You can then discuss these answers with a business formation expert or an attorney if you want legal advice.
Sometimes it makes sense to create multiple business entities. For example, a real estate investor may hold individual properties in several LLCs but then also create an S Corp as a management and marketing firm.
FAQs
What is required of business entities?
Regardless of the entity you choose, keep these additional pointers in mind.
1. Always use a business bank account. That’s a good practice if your business is a sole prop, and absolutely essential if you are using a legal entity. Mixing business and personal finances can put your legal structure and personal assets at risk.
2. Get the right insurance.
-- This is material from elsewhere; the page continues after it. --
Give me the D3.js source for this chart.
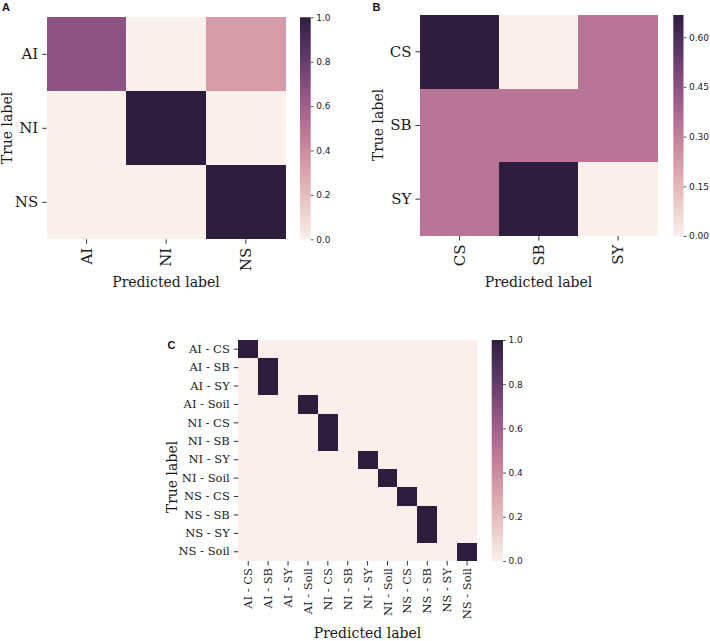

Business owners should consider an insurance policy as the first line of defense against the myriad claims business owners may face.
3. Get licenses. Depending on your state’s licensing requirements and the type of business you operate, you may need to get any number of licenses, such as a business license, professional license, occupational license or more. Failing to do so could result in fines, or in some cases, put you out of business.
4. Understand the requirements for maintaining your business structure. Making sure contracts or invoices are written in the name of your business, not personally, keeping up with annual filings if required, and making sure you file all required tax forms are all vital steps for maintaining the integrity of the legal structure you’ve created. Take time to understand and follow them.
5. Be aware of personal guarantees. Even though many legal entities offer personal asset protection, it’s still possible for the business owner to be held personally liable for business debts or for actions of the business. Usually that arises when the business owner signs a personal guarantee or pledges personal assets as collateral. If the business does not maintain corporate formalities, personal assets may be at risk.
When starting a new company, you may have to provide personal guarantees because the business doesn’t have its own track record of revenues or business credit. Most of the major small business credit card issuers require personal guarantees, for example. But as your business grows you’ll want to build business credit and strong revenues so the business can stand on its own.